Data provided:

++++

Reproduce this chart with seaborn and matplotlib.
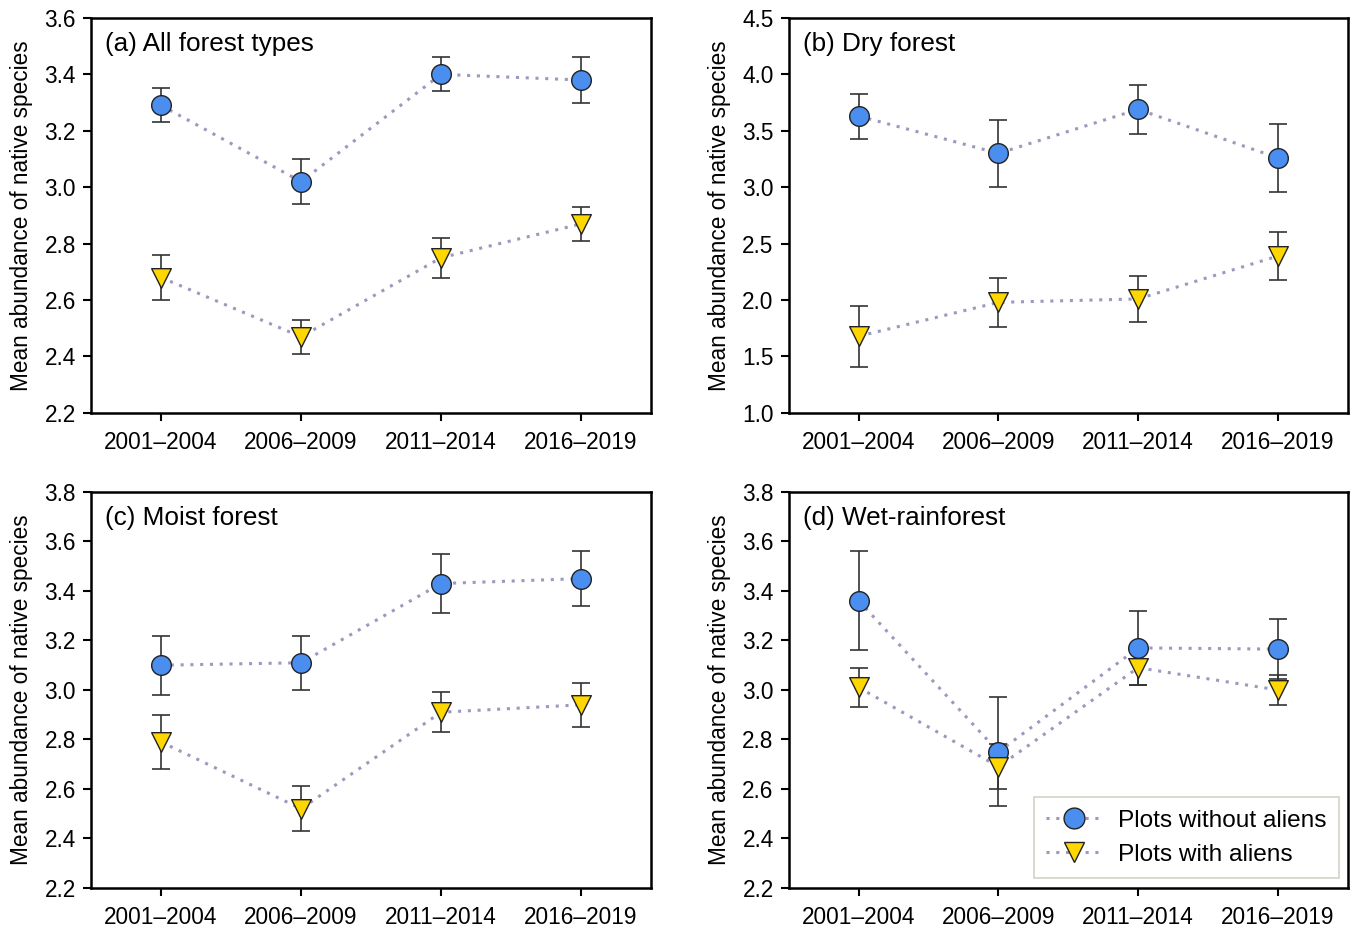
import numpy as np
import pandas as pd
import matplotlib
matplotlib.use("Agg")
import matplotlib.pyplot as plt
from matplotlib.lines import Line2D
import seaborn as sns

# data
periods = ["2001–2004", "2006–2009", "2011–2014", "2016–2019"]
groups = ["Plots without aliens", "Plots with aliens"]
panel_titles = ["(a) All forest types", "(b) Dry forest", "(c) Moist forest", "(d) Wet-rainforest"]

# means and error (half-length of the bars), per panel
a_without = [3.29, 3.02, 3.40, 3.38]
a_without_err = [0.06, 0.08, 0.06, 0.08]
a_with = [2.68, 2.47, 2.75, 2.87]
a_with_err = [0.08, 0.06, 0.07, 0.06]

b_without = [3.63, 3.30, 3.69, 3.26]
b_without_err = [0.20, 0.30, 0.22, 0.30]
b_with = [1.68, 1.98, 2.01, 2.39]
b_with_err = [0.27, 0.22, 0.20, 0.21]

c_without = [3.10, 3.11, 3.43, 3.45]
c_without_err = [0.12, 0.11, 0.12, 0.11]
c_with = [2.79, 2.52, 2.91, 2.94]
c_with_err = [0.11, 0.09, 0.08, 0.09]

d_without = [3.36, 2.75, 3.17, 3.165]
d_without_err = [0.20, 0.22, 0.15, 0.12]
d_with = [3.01, 2.69, 3.09, 3.00]
d_with_err = [0.08, 0.09, 0.07, 0.06]

# y-axis settings per panel
y_limits = [(2.2, 3.6), (1.0, 4.5), (2.2, 3.8), (2.2, 3.8)]
y_steps = [0.2, 0.5, 0.2, 0.2]

# build one long table
rows = []
panel_data = [
    (a_without, a_without_err, a_with, a_with_err),
    (b_without, b_without_err, b_with, b_with_err),
    (c_without, c_without_err, c_with, c_with_err),
    (d_without, d_without_err, d_with, d_with_err),
]
for p, (wo, wo_e, wi, wi_e) in enumerate(panel_data):
    for i, per in enumerate(periods):
        rows.append({"panel": p, "pos": i, "period": per, "group": groups[0], "mean": wo[i], "err": wo_e[i]})
        rows.append({"panel": p, "pos": i, "period": per, "group": groups[1], "mean": wi[i], "err": wi_e[i]})
df = pd.DataFrame(rows)

sns.set_style("white")
plt.rcParams["font.family"] = ["Liberation Sans", "DejaVu Sans"]
plt.rcParams["text.color"] = "black"
plt.rcParams["axes.labelcolor"] = "black"
plt.rcParams["xtick.color"] = "black"
plt.rcParams["ytick.color"] = "black"

colors = {groups[0]: "#4a8ef0", groups[1]: "#ffd700"}
markers = {groups[0]: "o", groups[1]: "v"}
sizes = {groups[0]: 200, groups[1]: 200}
line_col = "#9b99bd"
dots = (0, (1, 2.2))

fig = plt.figure(figsize=(13.51, 9.30), dpi=100)
boxes = [
    [0.0674, 0.556, 0.4145, 0.4247],
    [0.584, 0.556, 0.4135, 0.4247],
    [0.0674, 0.0452, 0.4145, 0.4258],
    [0.584, 0.0452, 0.4135, 0.4258],
]

for p in range(4):
    ax = fig.add_axes(boxes[p])
    sub = df[df["panel"] == p]
    for g in groups:
        gd = sub[sub["group"] == g]
        sns.lineplot(data=gd, x="pos", y="mean", ax=ax, color=line_col,
                     linestyle=dots, linewidth=2.2, zorder=1, legend=False)
        ax.errorbar(gd["pos"], gd["mean"], yerr=gd["err"], fmt="none",
                    ecolor="#333333", elinewidth=1.2, capsize=6.5, capthick=1.2, zorder=2)
        sns.scatterplot(data=gd, x="pos", y="mean", ax=ax, color=colors[g],
                        marker=markers[g], s=sizes[g],
                        edgecolor="#222222", linewidth=1.0, zorder=3, legend=False)

    lo, hi = y_limits[p]
    ax.set_ylim(lo, hi)
    ax.set_yticks(np.arange(lo, hi + 1e-9, y_steps[p]))
    ax.yaxis.set_major_formatter(matplotlib.ticker.FormatStrFormatter("%.1f"))
    ax.set_xlim(-0.5, len(periods) - 0.5)
    ax.set_xticks(range(len(periods)))
    ax.set_xticklabels(periods)
    ax.set_xlabel("")
    ax.set_ylabel("Mean abundance of native species", fontsize=16.3, labelpad=8)
    ax.tick_params(axis="both", which="both", direction="out", length=6, width=1.5,
                   labelsize=16.3, left=True, bottom=True, top=False, right=False, pad=5)
    ax.tick_params(axis="x", pad=7)
    for sp in ax.spines.values():
        sp.set_linewidth(1.8)
        sp.set_color("black")
    ax.text(0.025, 0.965, panel_titles[p], transform=ax.transAxes, fontsize=18.8,
            ha="left", va="top")

    if p == 3:
        handles = [
            Line2D([], [], color=line_col, linestyle=dots, linewidth=2.2,
                   marker=markers[g], markersize=15,
                   markerfacecolor=colors[g], markeredgecolor="#222222", markeredgewidth=1.0)
            for g in groups
        ]
        leg = ax.legend(handles, groups, loc="lower right", fontsize=17.6, frameon=True,
                        fancybox=False, edgecolor="#c8c8b8", handlelength=2.3,
                        borderpad=0.5, labelspacing=0.5, handletextpad=0.65,
                        borderaxespad=0, bbox_to_anchor=(0.984, 0.025))
        leg.get_frame().set_linewidth(1.2)

fig.savefig("out.png", dpi=100)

++++

Your objective:
Write the full listing out again with every line unchanged, but include no pictures.

Problem solution:
Reproduce this chart with seaborn and matplotlib.
import numpy as np
import pandas as pd
import matplotlib
matplotlib.use("Agg")
import matplotlib.pyplot as plt
from matplotlib.lines import Line2D
import seaborn as sns

# data
periods = ["2001–2004", "2006–2009", "2011–2014", "2016–2019"]
groups = ["Plots without aliens", "Plots with aliens"]
panel_titles = ["(a) All forest types", "(b) Dry forest", "(c) Moist forest", "(d) Wet-rainforest"]

# means and error (half-length of the bars), per panel
a_without = [3.29, 3.02, 3.40, 3.38]
a_without_err = [0.06, 0.08, 0.06, 0.08]
a_with = [2.68, 2.47, 2.75, 2.87]
a_with_err = [0.08, 0.06, 0.07, 0.06]

b_without = [3.63, 3.30, 3.69, 3.26]
b_without_err = [0.20, 0.30, 0.22, 0.30]
b_with = [1.68, 1.98, 2.01, 2.39]
b_with_err = [0.27, 0.22, 0.20, 0.21]

c_without = [3.10, 3.11, 3.43, 3.45]
c_without_err = [0.12, 0.11, 0.12, 0.11]
c_with = [2.79, 2.52, 2.91, 2.94]
c_with_err = [0.11, 0.09, 0.08, 0.09]

d_without = [3.36, 2.75, 3.17, 3.165]
d_without_err = [0.20, 0.22, 0.15, 0.12]
d_with = [3.01, 2.69, 3.09, 3.00]
d_with_err = [0.08, 0.09, 0.07, 0.06]

# y-axis settings per panel
y_limits = [(2.2, 3.6), (1.0, 4.5), (2.2, 3.8), (2.2, 3.8)]
y_steps = [0.2, 0.5, 0.2, 0.2]

# build one long table
rows = []
panel_data = [
    (a_without, a_without_err, a_with, a_with_err),
    (b_without, b_without_err, b_with, b_with_err),
    (c_without, c_without_err, c_with, c_with_err),
    (d_without, d_without_err, d_with, d_with_err),
]
for p, (wo, wo_e, wi, wi_e) in enumerate(panel_data):
    for i, per in enumerate(periods):
        rows.append({"panel": p, "pos": i, "period": per, "group": groups[0], "mean": wo[i], "err": wo_e[i]})
        rows.append({"panel": p, "pos": i, "period": per, "group": groups[1], "mean": wi[i], "err": wi_e[i]})
df = pd.DataFrame(rows)

sns.set_style("white")
plt.rcParams["font.family"] = ["Liberation Sans", "DejaVu Sans"]
plt.rcParams["text.color"] = "black"
plt.rcParams["axes.labelcolor"] = "black"
plt.rcParams["xtick.color"] = "black"
plt.rcParams["ytick.color"] = "black"

colors = {groups[0]: "#4a8ef0", groups[1]: "#ffd700"}
markers = {groups[0]: "o", groups[1]: "v"}
sizes = {groups[0]: 200, groups[1]: 200}
line_col = "#9b99bd"
dots = (0, (1, 2.2))

fig = plt.figure(figsize=(13.51, 9.30), dpi=100)
boxes = [
    [0.0674, 0.556, 0.4145, 0.4247],
    [0.584, 0.556, 0.4135, 0.4247],
    [0.0674, 0.0452, 0.4145, 0.4258],
    [0.584, 0.0452, 0.4135, 0.4258],
]

for p in range(4):
    ax = fig.add_axes(boxes[p])
    sub = df[df["panel"] == p]
    for g in groups:
        gd = sub[sub["group"] == g]
        sns.lineplot(data=gd, x="pos", y="mean", ax=ax, color=line_col,
                     linestyle=dots, linewidth=2.2, zorder=1, legend=False)
        ax.errorbar(gd["pos"], gd["mean"], yerr=gd["err"], fmt="none",
                    ecolor="#333333", elinewidth=1.2, capsize=6.5, capthick=1.2, zorder=2)
        sns.scatterplot(data=gd, x="pos", y="mean", ax=ax, color=colors[g],
                        marker=markers[g], s=sizes[g],
                        edgecolor="#222222", linewidth=1.0, zorder=3, legend=False)

    lo, hi = y_limits[p]
    ax.set_ylim(lo, hi)
    ax.set_yticks(np.arange(lo, hi + 1e-9, y_steps[p]))
    ax.yaxis.set_major_formatter(matplotlib.ticker.FormatStrFormatter("%.1f"))
    ax.set_xlim(-0.5, len(periods) - 0.5)
    ax.set_xticks(range(len(periods)))
    ax.set_xticklabels(periods)
    ax.set_xlabel("")
    ax.set_ylabel("Mean abundance of native species", fontsize=16.3, labelpad=8)
    ax.tick_params(axis="both", which="both", direction="out", length=6, width=1.5,
                   labelsize=16.3, left=True, bottom=True, top=False, right=False, pad=5)
    ax.tick_params(axis="x", pad=7)
    for sp in ax.spines.values():
        sp.set_linewidth(1.8)
        sp.set_color("black")
    ax.text(0.025, 0.965, panel_titles[p], transform=ax.transAxes, fontsize=18.8,
            ha="left", va="top")

    if p == 3:
        handles = [
            Line2D([], [], color=line_col, linestyle=dots, linewidth=2.2,
                   marker=markers[g], markersize=15,
                   markerfacecolor=colors[g], markeredgecolor="#222222", markeredgewidth=1.0)
            for g in groups
        ]
        leg = ax.legend(handles, groups, loc="lower right", fontsize=17.6, frameon=True,
                        fancybox=False, edgecolor="#c8c8b8", handlelength=2.3,
                        borderpad=0.5, labelspacing=0.5, handletextpad=0.65,
                        borderaxespad=0, bbox_to_anchor=(0.984, 0.025))
        leg.get_frame().set_linewidth(1.2)

fig.savefig("out.png", dpi=100)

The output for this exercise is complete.